Cruise commission cuts have been beneficial to travel agents helping some to reform “suicidal” business models, the boss of the UK’s leading operator claimed.

Speaking at the annual Cruise Awards onboard Cunard’s Queen Mary 2 yesterday, David Dingle, chief executive of Carnival UK, admitted that 2011 “had not been for the faint hearted”.

However, he said the raft of changes brought in by Carnival this year had resulted in a hardening of prices and he expected this to continue in 2012 when UK capacity was “stable”.

The changes to the way it works with agents which Carnival have initiated this year have included reducing commission from a tiered structure to a 5% flat rate and switching off Amadeus Cruise GDS distribution.

Controversially, it has also moved to demand agents’ customers pay it direct as in the US, to reduce its risk in allowing them to retain pipeline monies and stop agents bidding on its brand names on paid search.

Dingle told the audience of travel agents that Carnival had worked closely with some agents to avoid business models that were “tantamount to commercial suicide” favouring volume driven by discounts over profitability.

In a clear reference to Gill’s Cruise Centre which collapsed in June, he said Carinval was too late to help in one case, but that they had been able to reassure agents that their price was “as good as any other on the high street”.

Indicating the line was prepared to adapt its approach, he added: “We still do not underestimate the scale of the change and we are listening and giving advice and support to those agents who are having to retune their business models.”

Justifying the commission cuts he said: “When an economy gets tough, consumers need price transparency more than ever.
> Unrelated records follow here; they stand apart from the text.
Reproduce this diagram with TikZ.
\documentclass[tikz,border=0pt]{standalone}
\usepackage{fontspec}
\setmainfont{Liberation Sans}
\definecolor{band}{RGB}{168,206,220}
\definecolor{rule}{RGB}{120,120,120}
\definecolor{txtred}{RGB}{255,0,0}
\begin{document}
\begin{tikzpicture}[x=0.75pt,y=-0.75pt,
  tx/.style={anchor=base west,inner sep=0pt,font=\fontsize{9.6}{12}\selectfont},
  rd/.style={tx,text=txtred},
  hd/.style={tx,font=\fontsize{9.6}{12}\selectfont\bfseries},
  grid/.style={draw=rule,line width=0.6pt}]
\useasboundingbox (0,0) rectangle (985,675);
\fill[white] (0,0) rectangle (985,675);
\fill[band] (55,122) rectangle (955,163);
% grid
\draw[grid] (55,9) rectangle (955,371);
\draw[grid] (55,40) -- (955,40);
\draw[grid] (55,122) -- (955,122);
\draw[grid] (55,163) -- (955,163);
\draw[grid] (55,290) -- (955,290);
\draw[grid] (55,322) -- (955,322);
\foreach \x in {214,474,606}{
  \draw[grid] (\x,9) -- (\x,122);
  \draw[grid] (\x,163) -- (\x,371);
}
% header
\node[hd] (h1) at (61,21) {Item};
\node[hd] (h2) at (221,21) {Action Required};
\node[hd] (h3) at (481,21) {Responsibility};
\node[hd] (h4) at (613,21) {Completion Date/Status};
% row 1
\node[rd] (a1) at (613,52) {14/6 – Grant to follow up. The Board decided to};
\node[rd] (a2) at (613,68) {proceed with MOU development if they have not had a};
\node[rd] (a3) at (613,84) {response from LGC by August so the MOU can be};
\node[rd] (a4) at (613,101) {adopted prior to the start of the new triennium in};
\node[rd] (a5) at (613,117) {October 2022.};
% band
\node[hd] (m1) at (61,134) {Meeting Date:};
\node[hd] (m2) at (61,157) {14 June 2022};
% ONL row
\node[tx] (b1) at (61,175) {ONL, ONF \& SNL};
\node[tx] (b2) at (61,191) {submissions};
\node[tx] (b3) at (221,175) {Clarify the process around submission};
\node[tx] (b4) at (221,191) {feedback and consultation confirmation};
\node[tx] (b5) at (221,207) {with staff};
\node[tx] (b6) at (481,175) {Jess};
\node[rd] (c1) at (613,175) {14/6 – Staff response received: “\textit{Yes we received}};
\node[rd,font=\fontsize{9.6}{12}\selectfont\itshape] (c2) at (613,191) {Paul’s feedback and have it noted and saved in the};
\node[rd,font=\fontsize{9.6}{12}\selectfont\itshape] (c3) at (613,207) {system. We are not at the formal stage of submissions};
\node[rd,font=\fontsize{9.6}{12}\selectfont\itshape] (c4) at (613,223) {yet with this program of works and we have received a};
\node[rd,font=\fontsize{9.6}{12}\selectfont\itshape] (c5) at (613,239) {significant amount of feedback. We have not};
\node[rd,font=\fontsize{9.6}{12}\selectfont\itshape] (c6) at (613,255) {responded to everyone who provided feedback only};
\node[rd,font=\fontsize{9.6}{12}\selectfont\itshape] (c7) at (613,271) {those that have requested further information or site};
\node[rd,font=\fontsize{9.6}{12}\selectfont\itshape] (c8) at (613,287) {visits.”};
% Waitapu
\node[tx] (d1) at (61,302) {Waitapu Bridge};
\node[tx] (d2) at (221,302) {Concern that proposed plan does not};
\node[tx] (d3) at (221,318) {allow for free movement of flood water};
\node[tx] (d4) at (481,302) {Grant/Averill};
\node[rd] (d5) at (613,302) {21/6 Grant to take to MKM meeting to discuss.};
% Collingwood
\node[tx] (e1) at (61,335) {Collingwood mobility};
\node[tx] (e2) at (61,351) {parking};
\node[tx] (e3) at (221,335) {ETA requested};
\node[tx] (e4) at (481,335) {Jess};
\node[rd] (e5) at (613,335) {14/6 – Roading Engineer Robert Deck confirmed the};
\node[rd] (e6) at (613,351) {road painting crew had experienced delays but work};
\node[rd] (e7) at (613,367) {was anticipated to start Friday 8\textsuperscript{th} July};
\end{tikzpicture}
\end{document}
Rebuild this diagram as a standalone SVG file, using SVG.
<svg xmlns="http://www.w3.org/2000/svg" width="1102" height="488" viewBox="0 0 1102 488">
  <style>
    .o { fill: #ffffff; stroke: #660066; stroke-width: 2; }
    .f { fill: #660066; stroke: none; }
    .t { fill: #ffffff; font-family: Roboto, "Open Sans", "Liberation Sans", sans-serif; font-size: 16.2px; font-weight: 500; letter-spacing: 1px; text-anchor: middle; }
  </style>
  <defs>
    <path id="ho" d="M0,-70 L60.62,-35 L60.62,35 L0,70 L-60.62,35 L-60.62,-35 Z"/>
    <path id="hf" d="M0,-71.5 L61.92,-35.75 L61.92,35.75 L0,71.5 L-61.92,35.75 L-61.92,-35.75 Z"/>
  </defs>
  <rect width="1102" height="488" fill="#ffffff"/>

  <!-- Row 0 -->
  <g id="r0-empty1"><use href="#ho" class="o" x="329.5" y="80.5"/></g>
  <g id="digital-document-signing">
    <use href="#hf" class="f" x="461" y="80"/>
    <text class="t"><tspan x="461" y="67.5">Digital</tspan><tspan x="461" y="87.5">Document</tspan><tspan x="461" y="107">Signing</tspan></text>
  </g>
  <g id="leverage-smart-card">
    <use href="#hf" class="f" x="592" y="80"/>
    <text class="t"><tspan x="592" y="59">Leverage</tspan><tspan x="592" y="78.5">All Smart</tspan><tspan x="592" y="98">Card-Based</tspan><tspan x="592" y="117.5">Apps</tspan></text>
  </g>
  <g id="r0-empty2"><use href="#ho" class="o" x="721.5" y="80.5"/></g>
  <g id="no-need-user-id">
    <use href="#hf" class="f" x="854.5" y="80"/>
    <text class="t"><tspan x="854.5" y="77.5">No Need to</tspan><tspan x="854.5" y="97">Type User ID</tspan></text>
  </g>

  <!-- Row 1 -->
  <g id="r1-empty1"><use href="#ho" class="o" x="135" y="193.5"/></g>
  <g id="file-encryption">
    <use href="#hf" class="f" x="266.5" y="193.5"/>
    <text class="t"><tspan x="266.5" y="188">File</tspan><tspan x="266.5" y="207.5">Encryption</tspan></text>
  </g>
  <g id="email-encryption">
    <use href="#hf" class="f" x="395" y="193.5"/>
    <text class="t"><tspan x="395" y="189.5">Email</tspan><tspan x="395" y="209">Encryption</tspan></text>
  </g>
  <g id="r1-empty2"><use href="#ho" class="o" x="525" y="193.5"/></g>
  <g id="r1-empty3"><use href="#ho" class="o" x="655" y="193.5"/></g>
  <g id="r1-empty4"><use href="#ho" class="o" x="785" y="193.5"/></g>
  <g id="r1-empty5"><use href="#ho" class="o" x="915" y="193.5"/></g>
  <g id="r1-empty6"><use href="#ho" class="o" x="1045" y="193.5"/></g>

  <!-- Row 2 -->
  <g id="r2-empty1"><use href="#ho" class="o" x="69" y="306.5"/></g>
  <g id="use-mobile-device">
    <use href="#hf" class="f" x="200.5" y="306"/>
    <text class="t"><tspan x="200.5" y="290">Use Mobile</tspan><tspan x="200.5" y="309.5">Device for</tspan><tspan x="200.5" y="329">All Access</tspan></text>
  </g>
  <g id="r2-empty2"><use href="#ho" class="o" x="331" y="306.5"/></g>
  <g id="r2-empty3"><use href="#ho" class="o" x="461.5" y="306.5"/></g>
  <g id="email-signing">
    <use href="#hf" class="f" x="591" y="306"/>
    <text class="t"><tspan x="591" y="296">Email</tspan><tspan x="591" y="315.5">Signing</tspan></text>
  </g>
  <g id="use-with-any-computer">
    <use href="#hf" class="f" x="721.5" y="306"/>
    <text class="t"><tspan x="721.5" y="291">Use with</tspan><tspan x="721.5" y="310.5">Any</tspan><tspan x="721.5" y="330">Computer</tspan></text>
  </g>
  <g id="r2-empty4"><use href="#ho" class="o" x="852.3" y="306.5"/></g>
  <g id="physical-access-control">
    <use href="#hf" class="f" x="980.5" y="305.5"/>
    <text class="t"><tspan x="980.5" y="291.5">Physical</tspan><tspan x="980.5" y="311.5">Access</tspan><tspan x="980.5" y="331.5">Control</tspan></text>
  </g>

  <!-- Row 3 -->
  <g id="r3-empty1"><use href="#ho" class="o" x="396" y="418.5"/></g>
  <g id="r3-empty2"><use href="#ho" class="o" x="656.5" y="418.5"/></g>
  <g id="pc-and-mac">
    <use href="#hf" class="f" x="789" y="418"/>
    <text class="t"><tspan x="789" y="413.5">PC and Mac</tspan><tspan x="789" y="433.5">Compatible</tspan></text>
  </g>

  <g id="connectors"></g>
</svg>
But it was hard for us to do this when effectively the last 10% of our pricing was out of our hands. Now we have that control and higher pricing is coming through to the benefit of all of us.”
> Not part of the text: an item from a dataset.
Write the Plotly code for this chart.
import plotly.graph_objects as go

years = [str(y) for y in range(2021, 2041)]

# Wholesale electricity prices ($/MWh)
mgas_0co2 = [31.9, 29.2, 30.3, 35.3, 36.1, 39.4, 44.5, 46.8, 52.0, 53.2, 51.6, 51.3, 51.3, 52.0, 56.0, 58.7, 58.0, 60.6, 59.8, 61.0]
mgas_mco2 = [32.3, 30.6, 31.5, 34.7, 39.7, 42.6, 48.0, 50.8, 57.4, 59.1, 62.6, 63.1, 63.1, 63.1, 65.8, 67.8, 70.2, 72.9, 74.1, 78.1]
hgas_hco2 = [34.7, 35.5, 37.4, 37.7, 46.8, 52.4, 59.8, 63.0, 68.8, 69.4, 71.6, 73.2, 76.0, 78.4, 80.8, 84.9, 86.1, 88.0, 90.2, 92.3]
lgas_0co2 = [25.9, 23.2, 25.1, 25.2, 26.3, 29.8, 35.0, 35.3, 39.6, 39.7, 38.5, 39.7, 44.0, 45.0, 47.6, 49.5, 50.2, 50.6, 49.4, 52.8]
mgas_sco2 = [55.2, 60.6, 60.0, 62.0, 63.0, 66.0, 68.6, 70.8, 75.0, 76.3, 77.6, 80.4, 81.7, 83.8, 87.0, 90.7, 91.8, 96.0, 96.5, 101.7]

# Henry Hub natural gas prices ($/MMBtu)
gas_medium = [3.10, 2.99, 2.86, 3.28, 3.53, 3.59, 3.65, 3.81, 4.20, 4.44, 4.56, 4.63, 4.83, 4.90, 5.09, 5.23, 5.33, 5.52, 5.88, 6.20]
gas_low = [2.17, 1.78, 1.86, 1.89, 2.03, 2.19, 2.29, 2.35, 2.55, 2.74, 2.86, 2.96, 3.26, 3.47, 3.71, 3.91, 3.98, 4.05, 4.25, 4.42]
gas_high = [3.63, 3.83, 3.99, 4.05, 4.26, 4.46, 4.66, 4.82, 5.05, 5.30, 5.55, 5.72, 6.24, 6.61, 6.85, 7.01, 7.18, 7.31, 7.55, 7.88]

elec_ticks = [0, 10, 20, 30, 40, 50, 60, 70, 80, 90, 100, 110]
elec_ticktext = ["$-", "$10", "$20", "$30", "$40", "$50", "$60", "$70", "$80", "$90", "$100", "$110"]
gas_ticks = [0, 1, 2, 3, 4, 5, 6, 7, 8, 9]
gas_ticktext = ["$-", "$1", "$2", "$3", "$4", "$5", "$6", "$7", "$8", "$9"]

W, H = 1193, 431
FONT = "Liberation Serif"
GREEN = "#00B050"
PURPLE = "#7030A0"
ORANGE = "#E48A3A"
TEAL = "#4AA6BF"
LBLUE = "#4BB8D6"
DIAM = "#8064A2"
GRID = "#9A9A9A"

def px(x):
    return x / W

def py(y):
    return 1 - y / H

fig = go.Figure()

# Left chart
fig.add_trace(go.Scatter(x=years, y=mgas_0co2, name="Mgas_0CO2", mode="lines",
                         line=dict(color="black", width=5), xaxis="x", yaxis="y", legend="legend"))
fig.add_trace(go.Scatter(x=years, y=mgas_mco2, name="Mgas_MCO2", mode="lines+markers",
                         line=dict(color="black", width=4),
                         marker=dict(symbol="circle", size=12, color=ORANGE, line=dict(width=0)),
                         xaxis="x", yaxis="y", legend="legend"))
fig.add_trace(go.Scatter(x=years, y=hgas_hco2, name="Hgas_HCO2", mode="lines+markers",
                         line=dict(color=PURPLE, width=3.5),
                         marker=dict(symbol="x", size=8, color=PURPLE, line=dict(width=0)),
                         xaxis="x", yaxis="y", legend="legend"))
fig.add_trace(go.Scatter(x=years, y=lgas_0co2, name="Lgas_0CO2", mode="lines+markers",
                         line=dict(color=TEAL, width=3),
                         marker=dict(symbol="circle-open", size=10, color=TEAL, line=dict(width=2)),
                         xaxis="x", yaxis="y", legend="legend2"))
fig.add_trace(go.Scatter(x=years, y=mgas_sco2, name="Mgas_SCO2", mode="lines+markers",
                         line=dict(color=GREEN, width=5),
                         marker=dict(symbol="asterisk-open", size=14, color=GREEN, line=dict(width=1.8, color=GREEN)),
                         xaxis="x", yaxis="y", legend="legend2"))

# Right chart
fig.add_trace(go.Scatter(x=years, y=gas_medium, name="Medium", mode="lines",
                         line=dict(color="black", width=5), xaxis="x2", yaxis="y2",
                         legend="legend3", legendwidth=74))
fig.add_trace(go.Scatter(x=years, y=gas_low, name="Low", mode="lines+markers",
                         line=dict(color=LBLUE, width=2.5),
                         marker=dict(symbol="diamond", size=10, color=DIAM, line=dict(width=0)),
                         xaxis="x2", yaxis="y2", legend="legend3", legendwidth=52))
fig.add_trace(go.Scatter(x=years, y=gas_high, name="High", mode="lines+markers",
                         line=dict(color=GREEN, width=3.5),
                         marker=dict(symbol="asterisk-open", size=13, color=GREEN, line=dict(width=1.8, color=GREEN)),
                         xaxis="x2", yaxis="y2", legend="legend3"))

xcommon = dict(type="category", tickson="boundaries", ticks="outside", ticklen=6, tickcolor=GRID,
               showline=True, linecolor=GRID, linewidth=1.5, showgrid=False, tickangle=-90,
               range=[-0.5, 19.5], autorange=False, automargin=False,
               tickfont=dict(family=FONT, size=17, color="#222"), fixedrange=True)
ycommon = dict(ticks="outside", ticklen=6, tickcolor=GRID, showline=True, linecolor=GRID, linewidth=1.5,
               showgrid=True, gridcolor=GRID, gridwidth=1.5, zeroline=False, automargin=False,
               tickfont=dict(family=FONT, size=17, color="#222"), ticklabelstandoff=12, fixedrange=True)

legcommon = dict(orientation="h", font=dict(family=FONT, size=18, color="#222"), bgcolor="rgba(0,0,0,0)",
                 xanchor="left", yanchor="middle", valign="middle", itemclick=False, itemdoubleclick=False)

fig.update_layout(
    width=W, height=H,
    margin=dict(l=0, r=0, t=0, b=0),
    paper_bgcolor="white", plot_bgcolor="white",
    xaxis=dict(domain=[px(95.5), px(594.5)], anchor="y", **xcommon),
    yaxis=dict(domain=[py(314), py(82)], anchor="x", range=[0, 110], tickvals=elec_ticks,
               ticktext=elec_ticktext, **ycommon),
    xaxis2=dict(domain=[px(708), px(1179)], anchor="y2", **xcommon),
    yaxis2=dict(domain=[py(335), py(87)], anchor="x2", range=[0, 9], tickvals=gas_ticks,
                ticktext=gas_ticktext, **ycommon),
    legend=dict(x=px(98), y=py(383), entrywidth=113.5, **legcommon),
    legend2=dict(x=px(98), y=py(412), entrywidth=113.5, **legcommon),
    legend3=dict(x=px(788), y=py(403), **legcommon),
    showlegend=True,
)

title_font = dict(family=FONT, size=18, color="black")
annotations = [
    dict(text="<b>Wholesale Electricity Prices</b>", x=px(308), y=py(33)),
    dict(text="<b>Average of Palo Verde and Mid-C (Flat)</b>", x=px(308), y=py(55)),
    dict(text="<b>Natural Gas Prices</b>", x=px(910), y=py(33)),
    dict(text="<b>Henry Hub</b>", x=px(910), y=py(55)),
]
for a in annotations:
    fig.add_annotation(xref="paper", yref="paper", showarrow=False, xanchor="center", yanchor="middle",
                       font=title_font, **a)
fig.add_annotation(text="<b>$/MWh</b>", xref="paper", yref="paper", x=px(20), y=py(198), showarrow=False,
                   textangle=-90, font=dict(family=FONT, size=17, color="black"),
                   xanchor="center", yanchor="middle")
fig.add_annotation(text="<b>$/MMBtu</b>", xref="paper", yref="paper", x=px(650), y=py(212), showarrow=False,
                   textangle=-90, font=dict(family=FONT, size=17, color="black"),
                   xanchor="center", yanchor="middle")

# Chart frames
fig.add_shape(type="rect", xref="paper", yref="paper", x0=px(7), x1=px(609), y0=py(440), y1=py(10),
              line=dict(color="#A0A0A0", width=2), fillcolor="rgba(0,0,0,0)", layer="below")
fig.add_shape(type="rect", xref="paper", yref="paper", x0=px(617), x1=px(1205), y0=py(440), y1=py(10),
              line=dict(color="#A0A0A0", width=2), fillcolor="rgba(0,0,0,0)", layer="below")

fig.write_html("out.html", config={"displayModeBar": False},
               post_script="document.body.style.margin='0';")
For many agents the decision to get consumers paying direct was more damaging than the commission cut, but Dingle said Carnival understood many agents relied on cash flow to run their businesses.
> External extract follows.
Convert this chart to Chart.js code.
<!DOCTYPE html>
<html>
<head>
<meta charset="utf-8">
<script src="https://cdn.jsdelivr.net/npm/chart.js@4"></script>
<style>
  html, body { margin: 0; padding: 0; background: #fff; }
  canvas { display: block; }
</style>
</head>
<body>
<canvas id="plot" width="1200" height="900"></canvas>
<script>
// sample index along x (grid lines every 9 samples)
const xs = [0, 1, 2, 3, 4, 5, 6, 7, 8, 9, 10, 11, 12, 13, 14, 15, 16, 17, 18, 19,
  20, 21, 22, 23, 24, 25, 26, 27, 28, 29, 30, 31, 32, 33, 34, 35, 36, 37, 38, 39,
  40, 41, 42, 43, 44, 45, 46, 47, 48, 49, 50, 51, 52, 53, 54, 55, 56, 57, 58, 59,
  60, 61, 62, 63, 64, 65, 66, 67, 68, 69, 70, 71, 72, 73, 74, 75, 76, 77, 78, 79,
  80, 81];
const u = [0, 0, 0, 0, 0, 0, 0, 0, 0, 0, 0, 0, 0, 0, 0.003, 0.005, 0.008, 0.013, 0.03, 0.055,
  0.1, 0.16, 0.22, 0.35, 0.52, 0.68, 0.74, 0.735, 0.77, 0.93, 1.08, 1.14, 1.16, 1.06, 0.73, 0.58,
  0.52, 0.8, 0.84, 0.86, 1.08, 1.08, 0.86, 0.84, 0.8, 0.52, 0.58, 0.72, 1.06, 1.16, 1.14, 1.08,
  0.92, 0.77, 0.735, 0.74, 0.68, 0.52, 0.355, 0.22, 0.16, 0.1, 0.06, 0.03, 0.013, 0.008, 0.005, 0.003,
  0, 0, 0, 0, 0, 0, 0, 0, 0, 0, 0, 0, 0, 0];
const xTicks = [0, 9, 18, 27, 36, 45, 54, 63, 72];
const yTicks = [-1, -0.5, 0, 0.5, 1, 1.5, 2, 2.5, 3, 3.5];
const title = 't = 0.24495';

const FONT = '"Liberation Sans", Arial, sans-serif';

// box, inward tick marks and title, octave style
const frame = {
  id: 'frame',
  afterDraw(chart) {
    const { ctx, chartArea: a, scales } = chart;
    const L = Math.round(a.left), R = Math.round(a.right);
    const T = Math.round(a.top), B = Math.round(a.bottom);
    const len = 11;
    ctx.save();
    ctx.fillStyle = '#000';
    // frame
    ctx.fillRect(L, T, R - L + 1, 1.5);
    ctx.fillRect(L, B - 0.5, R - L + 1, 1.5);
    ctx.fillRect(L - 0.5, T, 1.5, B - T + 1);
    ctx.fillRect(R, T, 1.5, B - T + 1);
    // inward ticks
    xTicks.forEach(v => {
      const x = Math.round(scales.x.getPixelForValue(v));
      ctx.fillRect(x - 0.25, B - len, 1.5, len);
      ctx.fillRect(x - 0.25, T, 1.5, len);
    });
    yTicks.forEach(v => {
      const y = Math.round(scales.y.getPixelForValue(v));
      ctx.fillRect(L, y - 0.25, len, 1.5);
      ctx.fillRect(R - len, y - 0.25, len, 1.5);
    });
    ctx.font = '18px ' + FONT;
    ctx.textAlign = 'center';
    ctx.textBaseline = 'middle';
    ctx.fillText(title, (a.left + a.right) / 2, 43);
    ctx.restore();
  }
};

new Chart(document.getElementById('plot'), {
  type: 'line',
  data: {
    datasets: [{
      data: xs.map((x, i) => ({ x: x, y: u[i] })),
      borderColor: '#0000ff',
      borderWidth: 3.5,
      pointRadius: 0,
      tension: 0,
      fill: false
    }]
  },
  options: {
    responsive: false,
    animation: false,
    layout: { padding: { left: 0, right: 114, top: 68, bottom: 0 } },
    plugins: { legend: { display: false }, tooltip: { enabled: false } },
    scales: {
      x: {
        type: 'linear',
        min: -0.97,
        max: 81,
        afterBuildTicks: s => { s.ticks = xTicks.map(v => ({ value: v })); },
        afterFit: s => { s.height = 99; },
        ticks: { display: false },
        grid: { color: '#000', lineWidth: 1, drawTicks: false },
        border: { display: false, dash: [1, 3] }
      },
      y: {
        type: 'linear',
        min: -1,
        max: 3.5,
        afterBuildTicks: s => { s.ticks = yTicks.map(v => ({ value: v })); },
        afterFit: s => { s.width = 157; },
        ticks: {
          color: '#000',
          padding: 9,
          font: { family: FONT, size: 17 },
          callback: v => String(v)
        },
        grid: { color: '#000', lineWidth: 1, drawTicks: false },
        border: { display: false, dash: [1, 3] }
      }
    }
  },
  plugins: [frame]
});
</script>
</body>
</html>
But he said the operator had to protect itself against an unknown level of risk in extending credit to agents.

“Most travel agents are private companies and so do not publicise their accounts. Because it’s hard for us to assess it’s best for us to minimise the risk. “We need to work together to make sure all our objectives are met in a way that suits everyone. I recognise that 2011 has been a tough year but I am sure that the benefits will start to come through in 2012.

“The good news is that capacity across the UK cruise industry is stable, so now is the time to see growing demand across fixed capacity to maintain price rather than have more ships and risk downward price pressure.

“This to me is where we are going to get growth in 2012 – better pricing. Our booking curve has moved later but we feel confident that the pricing will hole up even among those later bookers.”

Dingle said the operator’s early year ‘wave’ campaign was designed to offer a better return on investment for the line and its agent partners.

“I’m sensing we are reaching the bottom of the consumer confidence trough therefore we see perhaps the earliest signs of a lift. If that’s true that’s perfect time for the wave.”